Set down each line of the material that follows, exactly, with no pictures.
• • • • •
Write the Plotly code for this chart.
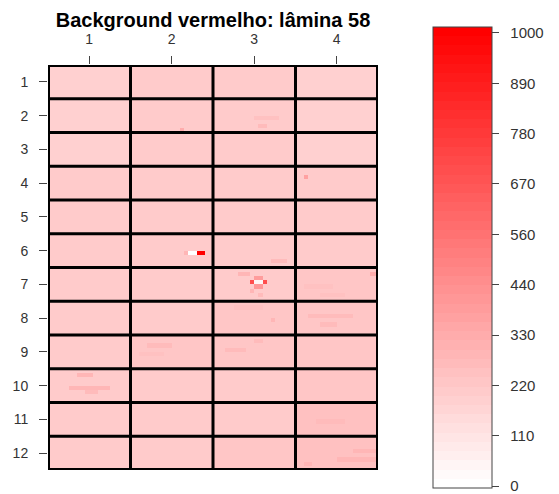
import numpy as np
import plotly.graph_objects as go

# ---- data ----
col_labels = ["1", "2", "3", "4"]
row_labels = [str(i) for i in range(1, 13)]

# mean background per block (rows 1..12, columns 1..4)
block_means = [
    [195, 205, 200, 195],
    [195, 200, 200, 190],
    [195, 200, 200, 195],
    [200, 200, 205, 200],
    [200, 200, 200, 200],
    [205, 205, 210, 205],
    [205, 205, 215, 220],
    [210, 210, 220, 230],
    [210, 225, 230, 225],
    [215, 205, 215, 235],
    [200, 205, 215, 250],
    [210, 215, 225, 260],
]

# local features: (block row, block col, sub-row, first sub-col, last sub-col, value)
features = [
    (6, 2, 4, 13, 13, 300), (6, 2, 4, 14, 15, 0), (6, 2, 4, 16, 17, 1000),
    (7, 3, 3, 9, 9, 700), (7, 3, 3, 10, 11, 40), (7, 3, 3, 12, 12, 700),
    (7, 3, 2, 10, 11, 400), (7, 3, 4, 10, 11, 420),
    (7, 3, 1, 6, 8, 300), (7, 3, 5, 9, 9, 290), (7, 3, 6, 11, 11, 270),
    (6, 3, 6, 14, 17, 280),
    (7, 4, 1, 18, 19, 330), (7, 4, 4, 2, 8, 260), (7, 4, 6, 6, 11, 260),
    (4, 4, 2, 2, 2, 380),
    (2, 2, 7, 12, 12, 330), (2, 3, 4, 10, 15, 255), (2, 3, 6, 11, 12, 280),
    (10, 1, 1, 7, 10, 300), (10, 1, 4, 5, 14, 285), (10, 1, 5, 9, 11, 280),
    (9, 2, 2, 4, 9, 265), (9, 2, 4, 2, 7, 260),
    (9, 3, 3, 3, 7, 275), (9, 3, 1, 10, 11, 265),
    (8, 3, 1, 5, 11, 260), (8, 3, 4, 14, 14, 300),
    (8, 4, 3, 3, 13, 265), (8, 4, 5, 6, 9, 270),
    (12, 4, 5, 10, 19, 290), (12, 4, 3, 14, 19, 285), (12, 4, 6, 2, 3, 290),
    (11, 4, 4, 5, 11, 275),
]

colorbar_tick_values = [0, 1000/9, 2000/9, 3000/9, 4000/9, 5000/9, 6000/9, 7000/9, 8000/9, 1000]
colorbar_tick_labels = ["0", "110", "220", "330", "440", "560", "670", "780", "890", "1000"]

# ---- build grid ----
NY, NX = 8, 20
nrow, ncol = len(block_means), len(block_means[0])
Z = np.zeros((nrow * NY, ncol * NX))
for r in range(nrow):
    for c in range(ncol):
        Z[r*NY:(r+1)*NY, c*NX:(c+1)*NX] = block_means[r][c]
for (br, bc, sy, sx0, sx1, v) in features:
    Z[(br-1)*NY + sy, (bc-1)*NX + sx0:(bc-1)*NX + sx1 + 1] = v

xs = [c + 1 + (sx + 0.5) / NX - 0.5 for c in range(ncol) for sx in range(NX)]
ys = [r + 1 + (sy + 0.5) / NY - 0.5 for r in range(nrow) for sy in range(NY)]

# stepped white->red colorscale
nsteps = 50
cs = []
for i in range(nsteps):
    g = int(round(255 * (1 - i / (nsteps - 1))))
    col = f"rgb(255,{g},{g})"
    cs.append([i / nsteps, col])
    cs.append([(i + 1) / nsteps, col])

# page body has an 8px margin -> shift everything by 8px
OFF = 8
W, H = 559 - OFF, 494 - OFF
L, R, T, B = 48 - OFF, 378 - OFF, 65 - OFF, 470 - OFF
ph = B - T
CB_L, CB_TOP, CB_BOT = 433 - OFF, 27 - OFF, 488 - OFF

NB = "\u00a0"
fig = go.Figure(go.Heatmap(
    z=Z, x=xs, y=ys, zmin=-4, zmax=1013, colorscale=cs, zsmooth=False,
    colorbar=dict(
        x=(CB_L - L) / (R - L), xanchor="left", xpad=0,
        y=(B - CB_BOT) / ph, yanchor="bottom", ypad=0,
        len=CB_BOT - CB_TOP, lenmode="pixels", thickness=59, thicknessmode="pixels",
        outlinecolor="#444", outlinewidth=1,
        tickvals=colorbar_tick_values, ticktext=[NB * 2 + t for t in colorbar_tick_labels],
        ticks="outside", ticklen=7, tickcolor="#444", ticklabeloverflow="allow",
        tickfont=dict(family="Liberation Sans, Arial", size=15, color="#333"),
    ),
    hoverinfo="skip",
))

shapes = []
for k in range(1, ncol):
    shapes.append(dict(type="line", x0=k + 0.5, x1=k + 0.5, y0=0.5, y1=nrow + 0.5,
                       line=dict(color="black", width=3)))
for k in range(1, nrow):
    shapes.append(dict(type="line", y0=k + 0.5, y1=k + 0.5, x0=0.5, x1=ncol + 0.5,
                       line=dict(color="black", width=3)))
shapes.append(dict(type="rect", x0=0.5, x1=ncol + 0.5, y0=0.5, y1=nrow + 0.5,
                   line=dict(color="black", width=4)))

fig.update_layout(
    width=W, height=H,
    margin=dict(l=L, r=W - R, t=T, b=H - B, autoexpand=False),
    paper_bgcolor="white", plot_bgcolor="white",
    shapes=shapes,
    title=dict(text="<b>Background vermelho: lâmina 58</b>", x=(L + R) / 2 / W, xanchor="center",
               y=1 - 12 / H, yanchor="middle", xref="container", yref="container",
               font=dict(family="Liberation Sans, Arial", size=20, color="black")),
    xaxis=dict(side="top", range=[0.5, ncol + 0.5], tickvals=[1, 2, 3, 4], ticktext=col_labels,
               ticks="outside", ticklen=8, tickcolor="#444", showgrid=False, zeroline=False,
               showline=False, ticklabelstandoff=6,
               tickfont=dict(family="Liberation Sans, Arial", size=14, color="#333")),
    yaxis=dict(range=[nrow + 0.5, 0.5], tickvals=list(range(1, 13)), ticktext=row_labels,
               ticks="outside", ticklen=8, tickcolor="#444", showgrid=False, zeroline=False,
               showline=False, ticklabelstandoff=8,
               tickfont=dict(family="Liberation Sans, Arial", size=14, color="#333")),
)

fig.write_html("out.html")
• • • • •
### Solution to the exercise
Write the Plotly code for this chart.
import numpy as np
import plotly.graph_objects as go

# ---- data ----
col_labels = ["1", "2", "3", "4"]
row_labels = [str(i) for i in range(1, 13)]

# mean background per block (rows 1..12, columns 1..4)
block_means = [
    [195, 205, 200, 195],
    [195, 200, 200, 190],
    [195, 200, 200, 195],
    [200, 200, 205, 200],
    [200, 200, 200, 200],
    [205, 205, 210, 205],
    [205, 205, 215, 220],
    [210, 210, 220, 230],
    [210, 225, 230, 225],
    [215, 205, 215, 235],
    [200, 205, 215, 250],
    [210, 215, 225, 260],
]

# local features: (block row, block col, sub-row, first sub-col, last sub-col, value)
features = [
    (6, 2, 4, 13, 13, 300), (6, 2, 4, 14, 15, 0), (6, 2, 4, 16, 17, 1000),
    (7, 3, 3, 9, 9, 700), (7, 3, 3, 10, 11, 40), (7, 3, 3, 12, 12, 700),
    (7, 3, 2, 10, 11, 400), (7, 3, 4, 10, 11, 420),
    (7, 3, 1, 6, 8, 300), (7, 3, 5, 9, 9, 290), (7, 3, 6, 11, 11, 270),
    (6, 3, 6, 14, 17, 280),
    (7, 4, 1, 18, 19, 330), (7, 4, 4, 2, 8, 260), (7, 4, 6, 6, 11, 260),
    (4, 4, 2, 2, 2, 380),
    (2, 2, 7, 12, 12, 330), (2, 3, 4, 10, 15, 255), (2, 3, 6, 11, 12, 280),
    (10, 1, 1, 7, 10, 300), (10, 1, 4, 5, 14, 285), (10, 1, 5, 9, 11, 280),
    (9, 2, 2, 4, 9, 265), (9, 2, 4, 2, 7, 260),
    (9, 3, 3, 3, 7, 275), (9, 3, 1, 10, 11, 265),
    (8, 3, 1, 5, 11, 260), (8, 3, 4, 14, 14, 300),
    (8, 4, 3, 3, 13, 265), (8, 4, 5, 6, 9, 270),
    (12, 4, 5, 10, 19, 290), (12, 4, 3, 14, 19, 285), (12, 4, 6, 2, 3, 290),
    (11, 4, 4, 5, 11, 275),
]

colorbar_tick_values = [0, 1000/9, 2000/9, 3000/9, 4000/9, 5000/9, 6000/9, 7000/9, 8000/9, 1000]
colorbar_tick_labels = ["0", "110", "220", "330", "440", "560", "670", "780", "890", "1000"]

# ---- build grid ----
NY, NX = 8, 20
nrow, ncol = len(block_means), len(block_means[0])
Z = np.zeros((nrow * NY, ncol * NX))
for r in range(nrow):
    for c in range(ncol):
        Z[r*NY:(r+1)*NY, c*NX:(c+1)*NX] = block_means[r][c]
for (br, bc, sy, sx0, sx1, v) in features:
    Z[(br-1)*NY + sy, (bc-1)*NX + sx0:(bc-1)*NX + sx1 + 1] = v

xs = [c + 1 + (sx + 0.5) / NX - 0.5 for c in range(ncol) for sx in range(NX)]
ys = [r + 1 + (sy + 0.5) / NY - 0.5 for r in range(nrow) for sy in range(NY)]

# stepped white->red colorscale
nsteps = 50
cs = []
for i in range(nsteps):
    g = int(round(255 * (1 - i / (nsteps - 1))))
    col = f"rgb(255,{g},{g})"
    cs.append([i / nsteps, col])
    cs.append([(i + 1) / nsteps, col])

# page body has an 8px margin -> shift everything by 8px
OFF = 8
W, H = 559 - OFF, 494 - OFF
L, R, T, B = 48 - OFF, 378 - OFF, 65 - OFF, 470 - OFF
ph = B - T
CB_L, CB_TOP, CB_BOT = 433 - OFF, 27 - OFF, 488 - OFF

NB = "\u00a0"
fig = go.Figure(go.Heatmap(
    z=Z, x=xs, y=ys, zmin=-4, zmax=1013, colorscale=cs, zsmooth=False,
    colorbar=dict(
        x=(CB_L - L) / (R - L), xanchor="left", xpad=0,
        y=(B - CB_BOT) / ph, yanchor="bottom", ypad=0,
        len=CB_BOT - CB_TOP, lenmode="pixels", thickness=59, thicknessmode="pixels",
        outlinecolor="#444", outlinewidth=1,
        tickvals=colorbar_tick_values, ticktext=[NB * 2 + t for t in colorbar_tick_labels],
        ticks="outside", ticklen=7, tickcolor="#444", ticklabeloverflow="allow",
        tickfont=dict(family="Liberation Sans, Arial", size=15, color="#333"),
    ),
    hoverinfo="skip",
))

shapes = []
for k in range(1, ncol):
    shapes.append(dict(type="line", x0=k + 0.5, x1=k + 0.5, y0=0.5, y1=nrow + 0.5,
                       line=dict(color="black", width=3)))
for k in range(1, nrow):
    shapes.append(dict(type="line", y0=k + 0.5, y1=k + 0.5, x0=0.5, x1=ncol + 0.5,
                       line=dict(color="black", width=3)))
shapes.append(dict(type="rect", x0=0.5, x1=ncol + 0.5, y0=0.5, y1=nrow + 0.5,
                   line=dict(color="black", width=4)))

fig.update_layout(
    width=W, height=H,
    margin=dict(l=L, r=W - R, t=T, b=H - B, autoexpand=False),
    paper_bgcolor="white", plot_bgcolor="white",
    shapes=shapes,
    title=dict(text="<b>Background vermelho: lâmina 58</b>", x=(L + R) / 2 / W, xanchor="center",
               y=1 - 12 / H, yanchor="middle", xref="container", yref="container",
               font=dict(family="Liberation Sans, Arial", size=20, color="black")),
    xaxis=dict(side="top", range=[0.5, ncol + 0.5], tickvals=[1, 2, 3, 4], ticktext=col_labels,
               ticks="outside", ticklen=8, tickcolor="#444", showgrid=False, zeroline=False,
               showline=False, ticklabelstandoff=6,
               tickfont=dict(family="Liberation Sans, Arial", size=14, color="#333")),
    yaxis=dict(range=[nrow + 0.5, 0.5], tickvals=list(range(1, 13)), ticktext=row_labels,
               ticks="outside", ticklen=8, tickcolor="#444", showgrid=False, zeroline=False,
               showline=False, ticklabelstandoff=8,
               tickfont=dict(family="Liberation Sans, Arial", size=14, color="#333")),
)

fig.write_html("out.html")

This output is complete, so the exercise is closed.